Our Experience Digitising a Rare Book for the Biodiversity Heritage Library
Recently, we spent three weeks on student placement at Museums Victoria Library and were fortunate enough to be involved with the digitisation of the beautiful title The birds of Norfolk & Lord Howe Islands and the Australasian South Polar quadrant by Gregory M. Mathews. It was an eye-opening experience, making us aware of the patience and attention to detail that is a necessity for book digitisation.
In order to get suitably high resolution scans, a Zeutschel OS 16000 scanner is primarily used for Biodiversity Heritage Library (BHL) digitisations at Museums Victoria. The Australian branch of the project, BHL Australia, digitises the collections of 25 organisations across the country. It is hosted by Museums Victoria and funded by the Atlas of Living Australia.
As this title was rare, it was essential to handle it gently, and to protect the spine from excessive pressure. To ensure minimal impact, we wore gloves when in contact with the book, and scanned one page at a time. We scanned all right-hand pages first, before turning the book around and repeating the process for the left-hand pages. The glass pane normally used to pin pages down on ordinary books can’t be used on rare books, so getting pages to lie flat was a challenge in itself! This digitisation project has given us a chance to see a lot of this beautiful title, with its multitude of breathtaking illustrations.
Both of us are currently working towards the Master of Information Management qualification at RMIT University. Being involved with the BHL project has been invaluable to our understanding of the challenges and importance of digitisation. As digital technology continues to develop and evolve, digitisation provides exceptional opportunities for further access and research. As such, digitisation is likely to play a significant role in our careers in information management into the future, and we are highly grateful to have had the opportunity to be involved in such a project.
The birds of Norfolk & Lord Howe Islands and the Australasian South Polar quadrant is a remarkable guide to the birds of some of Australia’s more outlying territories, specifically Norfolk and Lord Howe Islands and areas of the Antarctic. Published in 1928, the title contains detailed description and distribution information for a number of species, as well as beautiful illustrations of each bird. Many of the species covered in the book were extinct when the book was published, while others became extinct in the decades afterwards. This adds to the unique nature of this title. Only 225 copies of this work were produced, and around 57 are currently held in library collections worldwide.
The book was written by noted ornithologist Gregory Macalister Mathews. Born in 1876, Mathews grew up in Australia before moving to England, where his interest in birds became an obsession.
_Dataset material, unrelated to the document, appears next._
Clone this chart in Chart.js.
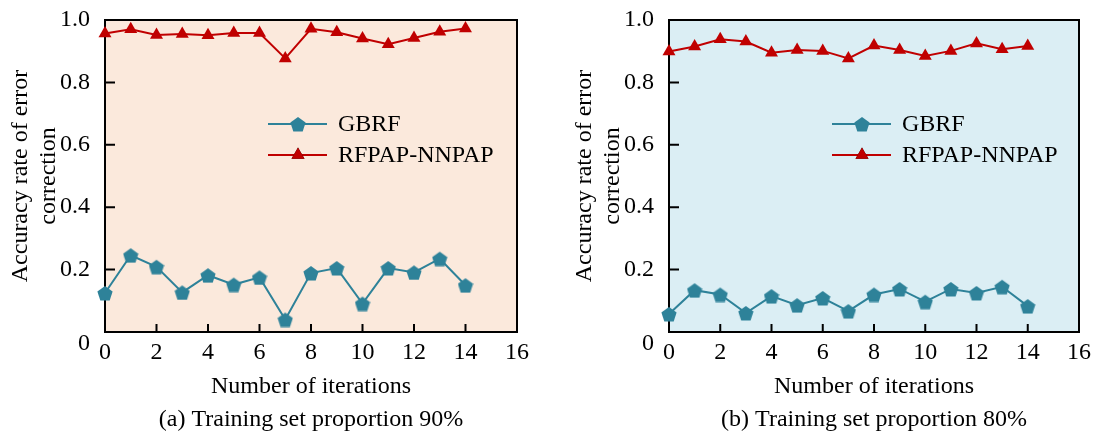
<!DOCTYPE html>
<html>
<head>
<meta charset="utf-8">
<script src="https://cdn.jsdelivr.net/npm/chart.js@4.4.0/dist/chart.umd.min.js"></script>
<style>
    body { margin: 0; background: #ffffff; overflow: hidden; }
    .panel { position: absolute; top: 0; }
</style>
</head>
<body>
<div class="panel" style="left: 0px;"><canvas id="chartA" width="540" height="434"></canvas></div>
<div class="panel" style="left: 564px;"><canvas id="chartB" width="533" height="434"></canvas></div>
<script>
// iterations (x axis)
const iterations = [0, 1, 2, 3, 4, 5, 6, 7, 8, 9, 10, 11, 12, 13, 14];

// (a) training set proportion 90%
const gbrfA = [0.125, 0.246, 0.209, 0.127, 0.182, 0.152, 0.175, 0.040, 0.189, 0.205, 0.091, 0.205, 0.191, 0.235, 0.150];
const rfpapA = [0.957, 0.970, 0.952, 0.955, 0.951, 0.958, 0.958, 0.877, 0.972, 0.961, 0.941, 0.922, 0.942, 0.962, 0.973];

// (b) training set proportion 80%
const gbrfB = [0.058, 0.134, 0.120, 0.061, 0.115, 0.086, 0.109, 0.067, 0.120, 0.138, 0.097, 0.138, 0.125, 0.145, 0.083];
const rfpapB = [0.899, 0.915, 0.938, 0.931, 0.895, 0.904, 0.901, 0.877, 0.918, 0.904, 0.885, 0.901, 0.925, 0.906, 0.917];

// tick values
const xTicks = [0, 2, 4, 6, 8, 10, 12, 14, 16];
const yTicks = [0, 0.2, 0.4, 0.6, 0.8, 1.0];

const FONT = "'Liberation Serif', 'Times New Roman', serif";
const TEAL = '#2e8299';
const RED = '#c00000';

// pentagon marker (no built-in pentagon in Chart.js)
function makePentagon(size, color) {
    const c = document.createElement('canvas');
    c.width = size;
    c.height = size;
    const g = c.getContext('2d');
    const r = size / 2;
    g.fillStyle = color;
    g.beginPath();
    for (let i = 0; i < 5; i++) {
        const ang = -Math.PI / 2 + i * 2 * Math.PI / 5;
        const px = r + r * Math.cos(ang);
        const py = r + 1 + r * Math.sin(ang);
        if (i === 0) g.moveTo(px, py); else g.lineTo(px, py);
    }
    g.closePath();
    g.fill();
    return c;
}
const pentagon = makePentagon(16, TEAL);

function toPoints(values) {
    return values.map((v, i) => ({ x: iterations[i], y: v }));
}

// background, frame and inward tick marks
const framePlugin = {
    id: 'frame',
    beforeDraw(chart, args, opts) {
        const { ctx, chartArea: a } = chart;
        ctx.save();
        ctx.fillStyle = opts.fill;
        ctx.fillRect(a.left, a.top, a.width, a.height);
        ctx.restore();
    },
    beforeDatasetsDraw(chart) {
        const { ctx, chartArea: a, scales } = chart;
        ctx.save();
        ctx.strokeStyle = '#000000';
        ctx.lineWidth = 2;
        ctx.strokeRect(a.left, a.top, a.width, a.height);
        ctx.beginPath();
        yTicks.slice(1, -1).forEach(v => {
            const y = scales.y.getPixelForValue(v);
            ctx.moveTo(a.left, y);
            ctx.lineTo(a.left + 10, y);
        });
        xTicks.slice(1, -1).forEach(v => {
            const x = scales.x.getPixelForValue(v);
            ctx.moveTo(x, a.bottom);
            ctx.lineTo(x, a.bottom - 8);
        });
        ctx.stroke();
        ctx.restore();
    }
};

// legend drawn inside the plot area
const legendPlugin = {
    id: 'innerLegend',
    afterDraw(chart) {
        const { ctx, chartArea: a } = chart;
        const x0 = a.left + 163;
        const rows = [a.top + 104, a.top + 135];
        ctx.save();
        chart.data.datasets.forEach((ds, i) => {
            const y = rows[i];
            ctx.strokeStyle = ds.borderColor;
            ctx.lineWidth = 2;
            ctx.beginPath();
            ctx.moveTo(x0, y);
            ctx.lineTo(x0 + 59, y);
            ctx.stroke();
            Chart.helpers.drawPoint(ctx, {
                pointStyle: ds.pointStyle,
                radius: ds.pointRadius,
                rotation: 0,
                borderWidth: 0
            }, x0 + 30, y);
            ctx.fillStyle = ds.backgroundColor;
            ctx.fill();
            ctx.fillStyle = '#000000';
            ctx.font = '24px ' + FONT;
            ctx.textAlign = 'left';
            ctx.textBaseline = 'middle';
            ctx.fillText(ds.label, x0 + 70, y + 1);
        });
        ctx.restore();
    }
};

function buildChart(id, gbrf, rfpap, caption, fill, padRight) {
    const ctx = document.getElementById(id);
    new Chart(ctx, {
        type: 'line',
        data: {
            datasets: [
                {
                    label: 'GBRF',
                    data: toPoints(gbrf),
                    borderColor: TEAL,
                    backgroundColor: TEAL,
                    borderWidth: 2,
                    pointStyle: pentagon,
                    pointRadius: 8,
                    tension: 0
                },
                {
                    label: 'RFPAP-NNPAP',
                    data: toPoints(rfpap),
                    borderColor: RED,
                    backgroundColor: RED,
                    borderWidth: 2,
                    pointStyle: 'triangle',
                    pointRadius: 7.5,
                    pointBorderWidth: 0,
                    tension: 0
                }
            ]
        },
        options: {
            responsive: false,
            animation: false,
            devicePixelRatio: 1,
            clip: false,
            layout: { padding: { top: 20, right: padRight, bottom: 0, left: 0 } },
            plugins: {
                legend: { display: false },
                tooltip: { enabled: false },
                title: {
                    display: true,
                    position: 'bottom',
                    fullSize: false,
                    text: caption,
                    color: '#000000',
                    font: { family: FONT, size: 24, weight: 'normal', lineHeight: 1.0 },
                    padding: { top: 9, bottom: 2 }
                },
                frame: { fill: fill }
            },
            scales: {
                x: {
                    type: 'linear',
                    min: 0,
                    max: 16,
                    grid: { display: false, drawTicks: false },
                    border: { display: false },
                    afterBuildTicks: scale => { scale.ticks = xTicks.map(v => ({ value: v })); },
                    afterFit: scale => { scale.height = 67; },
                    ticks: {
                        color: '#000000',
                        padding: 6,
                        maxRotation: 0,
                        font: { family: FONT, size: 24 }
                    },
                    title: {
                        display: true,
                        text: 'Number of iterations',
                        color: '#000000',
                        font: { family: FONT, size: 24, lineHeight: 1.0 },
                        padding: { top: 4, bottom: 0 }
                    }
                },
                y: {
                    min: 0,
                    max: 1,
                    grid: { display: false, drawTicks: false },
                    border: { display: false },
                    afterBuildTicks: scale => { scale.ticks = yTicks.map(v => ({ value: v })); },
                    afterFit: scale => {
                        scale.width = 105;
                        scale.paddingTop = 0;
                        scale.paddingBottom = 0;
                    },
                    ticks: {
                        color: '#000000',
                        padding: 15,
                        font: { family: FONT, size: 24, lineHeight: 1.0 },
                        callback: v => (v === 0 ? ['', '0'] : v.toFixed(1))
                    },
                    title: {
                        display: true,
                        text: ['Accuracy rate of error', 'correction'],
                        color: '#000000',
                        font: { family: FONT, size: 24, lineHeight: '28px' },
                        padding: { top: 7, bottom: 0 }
                    }
                }
            }
        },
        plugins: [framePlugin, legendPlugin]
    });
}

buildChart('chartA', gbrfA, rfpapA, '(a) Training set proportion 90%', '#fbe9dc', 23);
buildChart('chartB', gbrfB, rfpapB, '(b) Training set proportion 80%', '#dbeef4', 17);
</script>
</body>
</html>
Over his life Mathews contributed to a significant number of ornithological works, but none drew more attention than his Birds of Australia (which is also available on the BHL website, the final volumes of which were digitised by the BHL Australia project at Museums Victoria). During the creation of Birds of Australia, he regularly worked 16 hour days, and through the course of this work he acquired 30,000 skins and around 5,000 books.
Despite dedicating much of his life to their study, Mathews “was not really interested in the living bird”, and was “essentially a bibliophile” (Kloot, 1986). Mathews stressed that The birds of Norfolk & Lord Howe Islands was not a supplement to his far more famous Birds of Australia, but he did believe that the birds discussed should be considered part of any list of Australian birds. Certainly, it follows the same format, has the same publisher and should be considered a related work.
The birds of Norfolk & Lord Howe Islands includes 45 hand-coloured lithographs and monochrome plates, with this work being one of the last publications worldwide to include hand-coloured plates (Pasquier & Farrand 1991). These were the work of two illustrators — Henrik Grönvold and Frederick William Frohawk.
Grönvold was a well-known Danish naturalist and lithographer who predominately illustrated birds and their eggs. Born in 1858, he worked on a wide range of ornithological works, including Birds of Africa and The British Warblers, and he created a remarkable 600 plates for Mathew’s Birds of Australia.
Frederick William Frohawk was born in 1861 and had an interest in illustration and natural history from an early age, catching a rare pale clouded yellow butterfly at the age of seven. Despite losing virtually all sight in one eye during his school years, he went on to become a noted illustrator of butterflies and birds. Among his notable works is The complete book of British butterflies, which he both wrote and illustrated.
Kloot, T 1986, ‘Mathews, Gregory Macalister (1876–1949)’, Australian Dictionary of Biography, http://adb.anu.edu.au/biography/mathews-gregory-macalister-7517
Pasquier, R. F., & Farrand, J., Jr 1991, Masterpieces of Bird Art: 700 Years of Ornithological Illustration. Abbeville Press. pp. 180–181.